• [Exercise objective]:
All of the listing below must be repeated word for word. Pictures are the only thing to omit.

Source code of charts
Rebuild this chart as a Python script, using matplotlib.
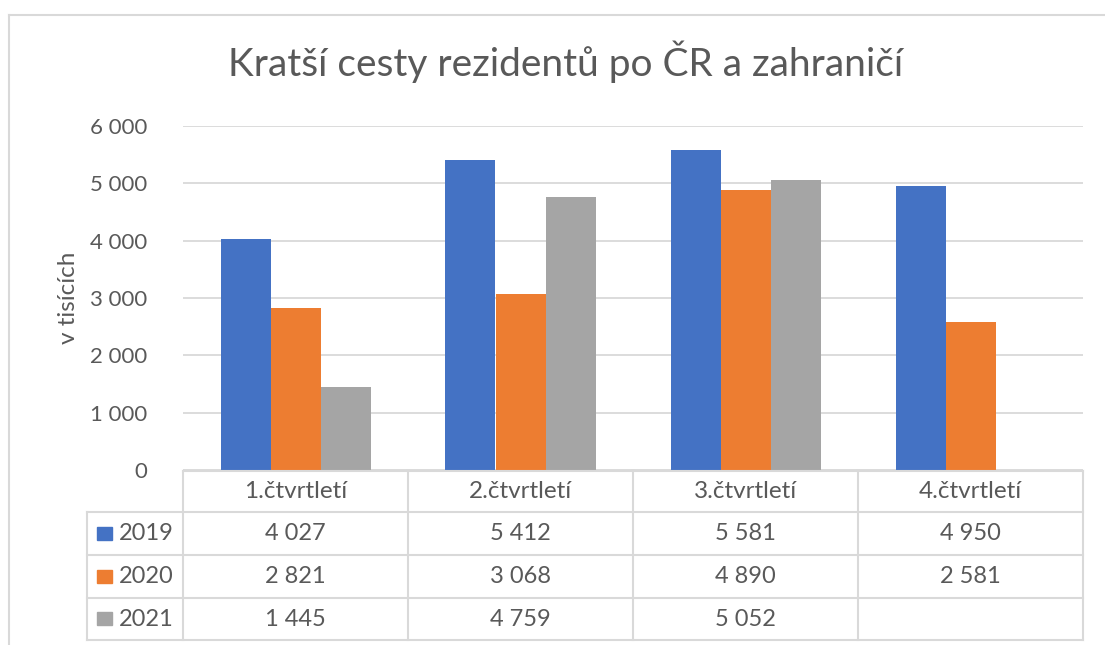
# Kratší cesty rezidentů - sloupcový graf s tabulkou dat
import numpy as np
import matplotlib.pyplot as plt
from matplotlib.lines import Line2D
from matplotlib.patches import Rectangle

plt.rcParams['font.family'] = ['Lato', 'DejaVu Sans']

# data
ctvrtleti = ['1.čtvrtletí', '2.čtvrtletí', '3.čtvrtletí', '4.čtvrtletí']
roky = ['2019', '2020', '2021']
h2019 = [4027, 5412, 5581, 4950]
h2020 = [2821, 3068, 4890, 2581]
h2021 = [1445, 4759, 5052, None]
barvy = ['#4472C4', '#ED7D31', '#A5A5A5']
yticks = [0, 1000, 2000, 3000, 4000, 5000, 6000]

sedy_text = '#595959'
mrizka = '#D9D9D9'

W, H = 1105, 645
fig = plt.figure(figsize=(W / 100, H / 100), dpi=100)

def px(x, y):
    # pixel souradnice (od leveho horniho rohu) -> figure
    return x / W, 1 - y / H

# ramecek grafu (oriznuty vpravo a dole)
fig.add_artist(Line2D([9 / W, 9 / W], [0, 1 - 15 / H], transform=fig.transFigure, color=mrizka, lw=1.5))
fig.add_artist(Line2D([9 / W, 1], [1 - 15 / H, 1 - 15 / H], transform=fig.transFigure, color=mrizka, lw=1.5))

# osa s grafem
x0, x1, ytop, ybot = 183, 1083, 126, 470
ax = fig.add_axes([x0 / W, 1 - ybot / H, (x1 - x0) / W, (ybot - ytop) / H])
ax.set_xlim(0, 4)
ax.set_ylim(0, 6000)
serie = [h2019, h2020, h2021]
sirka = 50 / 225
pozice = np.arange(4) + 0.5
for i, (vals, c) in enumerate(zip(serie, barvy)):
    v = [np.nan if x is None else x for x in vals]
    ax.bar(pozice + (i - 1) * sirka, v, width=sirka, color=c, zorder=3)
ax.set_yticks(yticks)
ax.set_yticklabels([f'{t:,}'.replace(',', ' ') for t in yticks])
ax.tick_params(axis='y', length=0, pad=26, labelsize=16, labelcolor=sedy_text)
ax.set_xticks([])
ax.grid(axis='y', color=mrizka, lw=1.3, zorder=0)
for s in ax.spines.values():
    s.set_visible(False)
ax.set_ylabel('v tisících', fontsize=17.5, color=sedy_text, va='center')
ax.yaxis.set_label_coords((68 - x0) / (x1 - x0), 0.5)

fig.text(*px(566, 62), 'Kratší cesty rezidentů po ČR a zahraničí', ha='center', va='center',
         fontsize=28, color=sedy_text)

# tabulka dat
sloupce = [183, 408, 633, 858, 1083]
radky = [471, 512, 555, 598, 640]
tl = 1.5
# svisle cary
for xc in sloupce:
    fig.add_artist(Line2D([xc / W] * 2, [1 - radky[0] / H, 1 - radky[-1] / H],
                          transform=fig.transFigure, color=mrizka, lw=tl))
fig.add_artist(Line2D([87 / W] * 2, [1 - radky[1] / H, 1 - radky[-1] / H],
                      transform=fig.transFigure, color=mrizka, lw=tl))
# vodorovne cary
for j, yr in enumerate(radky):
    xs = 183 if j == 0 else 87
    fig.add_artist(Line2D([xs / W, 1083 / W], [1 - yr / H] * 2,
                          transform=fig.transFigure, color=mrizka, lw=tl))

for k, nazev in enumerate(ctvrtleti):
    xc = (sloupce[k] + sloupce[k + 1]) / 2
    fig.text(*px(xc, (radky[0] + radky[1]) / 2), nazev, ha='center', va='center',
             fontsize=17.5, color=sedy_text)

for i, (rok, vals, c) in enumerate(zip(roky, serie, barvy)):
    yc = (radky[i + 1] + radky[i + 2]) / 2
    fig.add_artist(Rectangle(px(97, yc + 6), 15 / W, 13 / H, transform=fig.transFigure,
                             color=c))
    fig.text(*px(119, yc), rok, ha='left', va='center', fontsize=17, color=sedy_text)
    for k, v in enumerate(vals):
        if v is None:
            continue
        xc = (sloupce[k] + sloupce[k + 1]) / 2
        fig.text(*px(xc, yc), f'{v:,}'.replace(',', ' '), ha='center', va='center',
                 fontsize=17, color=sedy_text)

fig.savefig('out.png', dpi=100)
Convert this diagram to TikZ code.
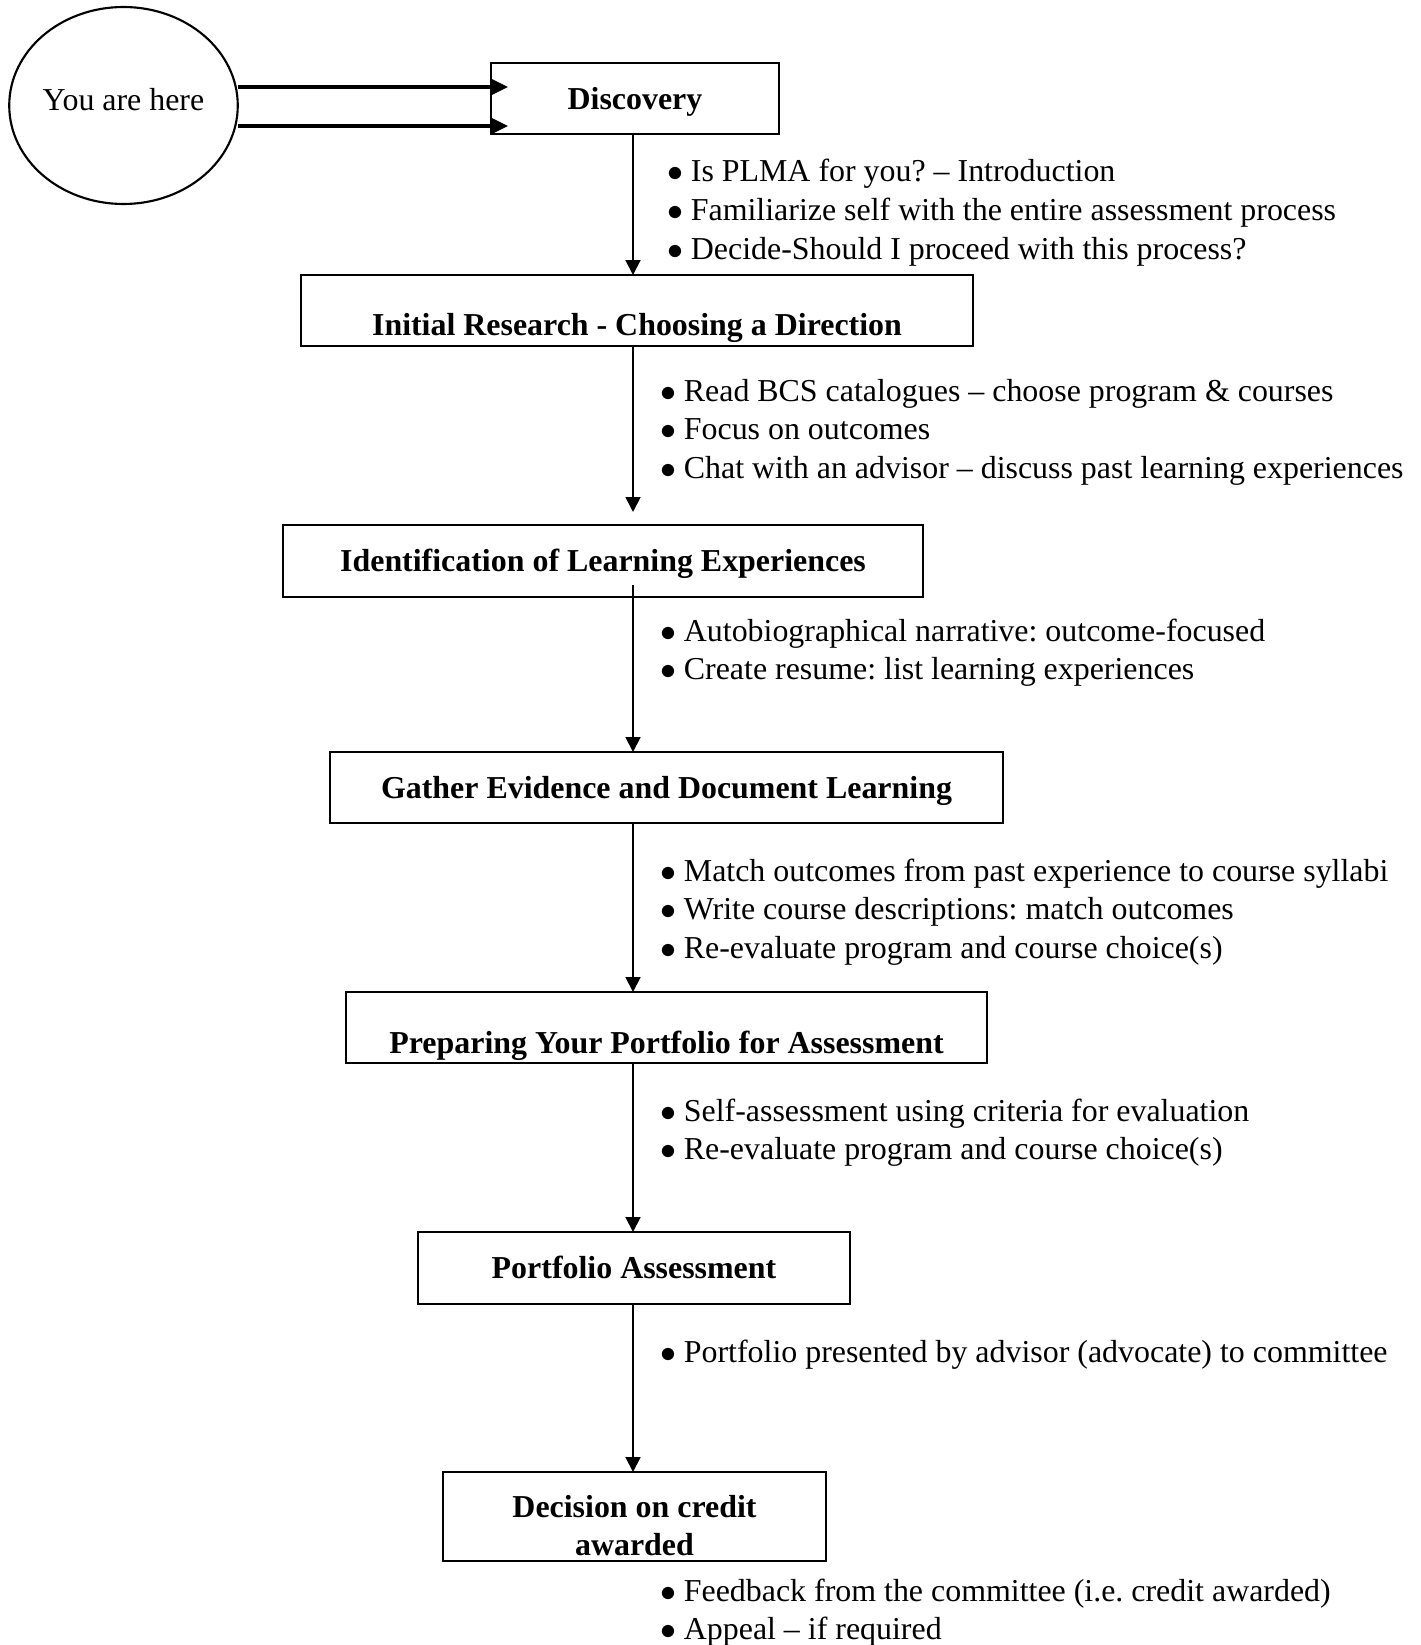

• [Complete answer]:
Rebuild this chart as a Python script, using matplotlib.
# Kratší cesty rezidentů - sloupcový graf s tabulkou dat
import numpy as np
import matplotlib.pyplot as plt
from matplotlib.lines import Line2D
from matplotlib.patches import Rectangle

plt.rcParams['font.family'] = ['Lato', 'DejaVu Sans']

# data
ctvrtleti = ['1.čtvrtletí', '2.čtvrtletí', '3.čtvrtletí', '4.čtvrtletí']
roky = ['2019', '2020', '2021']
h2019 = [4027, 5412, 5581, 4950]
h2020 = [2821, 3068, 4890, 2581]
h2021 = [1445, 4759, 5052, None]
barvy = ['#4472C4', '#ED7D31', '#A5A5A5']
yticks = [0, 1000, 2000, 3000, 4000, 5000, 6000]

sedy_text = '#595959'
mrizka = '#D9D9D9'

W, H = 1105, 645
fig = plt.figure(figsize=(W / 100, H / 100), dpi=100)

def px(x, y):
    # pixel souradnice (od leveho horniho rohu) -> figure
    return x / W, 1 - y / H

# ramecek grafu (oriznuty vpravo a dole)
fig.add_artist(Line2D([9 / W, 9 / W], [0, 1 - 15 / H], transform=fig.transFigure, color=mrizka, lw=1.5))
fig.add_artist(Line2D([9 / W, 1], [1 - 15 / H, 1 - 15 / H], transform=fig.transFigure, color=mrizka, lw=1.5))

# osa s grafem
x0, x1, ytop, ybot = 183, 1083, 126, 470
ax = fig.add_axes([x0 / W, 1 - ybot / H, (x1 - x0) / W, (ybot - ytop) / H])
ax.set_xlim(0, 4)
ax.set_ylim(0, 6000)
serie = [h2019, h2020, h2021]
sirka = 50 / 225
pozice = np.arange(4) + 0.5
for i, (vals, c) in enumerate(zip(serie, barvy)):
    v = [np.nan if x is None else x for x in vals]
    ax.bar(pozice + (i - 1) * sirka, v, width=sirka, color=c, zorder=3)
ax.set_yticks(yticks)
ax.set_yticklabels([f'{t:,}'.replace(',', ' ') for t in yticks])
ax.tick_params(axis='y', length=0, pad=26, labelsize=16, labelcolor=sedy_text)
ax.set_xticks([])
ax.grid(axis='y', color=mrizka, lw=1.3, zorder=0)
for s in ax.spines.values():
    s.set_visible(False)
ax.set_ylabel('v tisících', fontsize=17.5, color=sedy_text, va='center')
ax.yaxis.set_label_coords((68 - x0) / (x1 - x0), 0.5)

fig.text(*px(566, 62), 'Kratší cesty rezidentů po ČR a zahraničí', ha='center', va='center',
         fontsize=28, color=sedy_text)

# tabulka dat
sloupce = [183, 408, 633, 858, 1083]
radky = [471, 512, 555, 598, 640]
tl = 1.5
# svisle cary
for xc in sloupce:
    fig.add_artist(Line2D([xc / W] * 2, [1 - radky[0] / H, 1 - radky[-1] / H],
                          transform=fig.transFigure, color=mrizka, lw=tl))
fig.add_artist(Line2D([87 / W] * 2, [1 - radky[1] / H, 1 - radky[-1] / H],
                      transform=fig.transFigure, color=mrizka, lw=tl))
# vodorovne cary
for j, yr in enumerate(radky):
    xs = 183 if j == 0 else 87
    fig.add_artist(Line2D([xs / W, 1083 / W], [1 - yr / H] * 2,
                          transform=fig.transFigure, color=mrizka, lw=tl))

for k, nazev in enumerate(ctvrtleti):
    xc = (sloupce[k] + sloupce[k + 1]) / 2
    fig.text(*px(xc, (radky[0] + radky[1]) / 2), nazev, ha='center', va='center',
             fontsize=17.5, color=sedy_text)

for i, (rok, vals, c) in enumerate(zip(roky, serie, barvy)):
    yc = (radky[i + 1] + radky[i + 2]) / 2
    fig.add_artist(Rectangle(px(97, yc + 6), 15 / W, 13 / H, transform=fig.transFigure,
                             color=c))
    fig.text(*px(119, yc), rok, ha='left', va='center', fontsize=17, color=sedy_text)
    for k, v in enumerate(vals):
        if v is None:
            continue
        xc = (sloupce[k] + sloupce[k + 1]) / 2
        fig.text(*px(xc, yc), f'{v:,}'.replace(',', ' '), ha='center', va='center',
                 fontsize=17, color=sedy_text)

fig.savefig('out.png', dpi=100)
Convert this diagram to TikZ code.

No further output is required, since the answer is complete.